AIM:
Can you set down, exactly as they appear below, the lines from the opening of the material through the one bearing "from matplotlib.ticker import MultipleLocator", minus the pictures?
* * * * * * *
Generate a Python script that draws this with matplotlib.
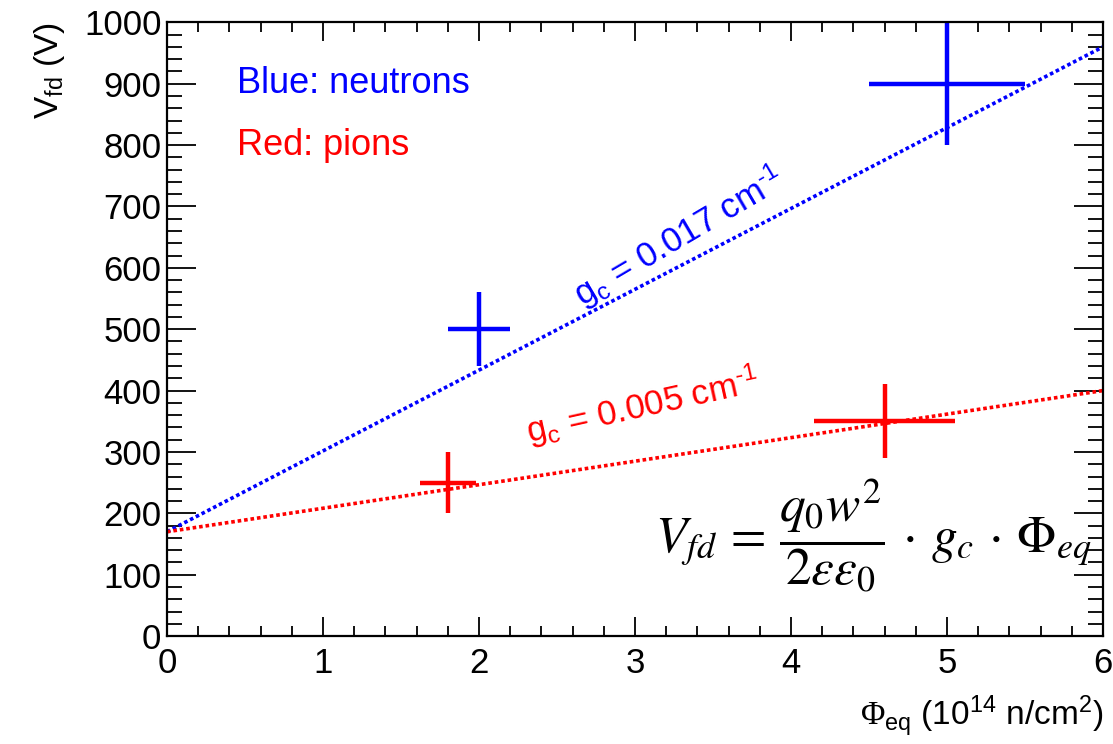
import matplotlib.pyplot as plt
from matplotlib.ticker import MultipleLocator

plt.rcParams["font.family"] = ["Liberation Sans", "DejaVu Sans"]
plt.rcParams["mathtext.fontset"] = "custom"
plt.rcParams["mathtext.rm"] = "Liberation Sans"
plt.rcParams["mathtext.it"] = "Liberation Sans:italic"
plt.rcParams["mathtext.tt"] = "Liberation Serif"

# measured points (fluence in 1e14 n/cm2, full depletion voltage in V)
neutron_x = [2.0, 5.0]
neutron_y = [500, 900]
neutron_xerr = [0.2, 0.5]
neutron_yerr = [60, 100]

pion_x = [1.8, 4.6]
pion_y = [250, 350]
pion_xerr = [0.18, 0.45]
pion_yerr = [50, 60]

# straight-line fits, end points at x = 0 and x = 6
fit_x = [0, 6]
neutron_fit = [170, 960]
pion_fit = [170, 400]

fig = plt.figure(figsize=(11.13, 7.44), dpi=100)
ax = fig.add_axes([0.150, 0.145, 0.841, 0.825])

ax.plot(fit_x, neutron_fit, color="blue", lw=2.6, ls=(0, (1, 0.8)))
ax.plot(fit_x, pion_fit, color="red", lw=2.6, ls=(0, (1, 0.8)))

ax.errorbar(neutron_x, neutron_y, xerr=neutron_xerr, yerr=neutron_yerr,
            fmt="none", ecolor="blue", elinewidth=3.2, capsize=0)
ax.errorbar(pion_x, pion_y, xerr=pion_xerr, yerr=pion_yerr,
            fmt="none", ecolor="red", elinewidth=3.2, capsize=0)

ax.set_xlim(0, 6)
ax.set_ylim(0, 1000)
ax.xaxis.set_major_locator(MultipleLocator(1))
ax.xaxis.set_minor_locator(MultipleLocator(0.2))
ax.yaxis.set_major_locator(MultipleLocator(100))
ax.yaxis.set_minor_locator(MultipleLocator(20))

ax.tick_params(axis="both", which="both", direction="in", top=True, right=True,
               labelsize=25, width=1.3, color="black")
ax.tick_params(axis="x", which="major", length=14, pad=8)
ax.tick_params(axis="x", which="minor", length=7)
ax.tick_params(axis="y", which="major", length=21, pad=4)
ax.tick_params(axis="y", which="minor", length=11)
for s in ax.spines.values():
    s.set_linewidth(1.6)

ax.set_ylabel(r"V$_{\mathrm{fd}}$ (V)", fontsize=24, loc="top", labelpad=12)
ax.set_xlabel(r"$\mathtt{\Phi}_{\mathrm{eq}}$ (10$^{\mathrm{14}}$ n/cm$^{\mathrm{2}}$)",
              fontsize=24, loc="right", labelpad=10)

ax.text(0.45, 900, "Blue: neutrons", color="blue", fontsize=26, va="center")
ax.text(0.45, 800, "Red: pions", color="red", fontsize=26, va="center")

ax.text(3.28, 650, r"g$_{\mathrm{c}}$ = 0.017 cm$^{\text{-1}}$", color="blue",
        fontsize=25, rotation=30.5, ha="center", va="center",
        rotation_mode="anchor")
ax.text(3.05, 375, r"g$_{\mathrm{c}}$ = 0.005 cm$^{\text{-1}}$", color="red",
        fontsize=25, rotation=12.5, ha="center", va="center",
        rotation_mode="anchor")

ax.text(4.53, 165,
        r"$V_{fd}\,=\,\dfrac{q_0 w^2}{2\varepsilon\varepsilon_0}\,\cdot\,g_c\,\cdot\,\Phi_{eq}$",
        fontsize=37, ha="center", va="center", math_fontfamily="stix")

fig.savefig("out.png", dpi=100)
* * * * * * *
SOLVED EXERCISE:
Generate a Python script that draws this with matplotlib.
import matplotlib.pyplot as plt
from matplotlib.ticker import MultipleLocator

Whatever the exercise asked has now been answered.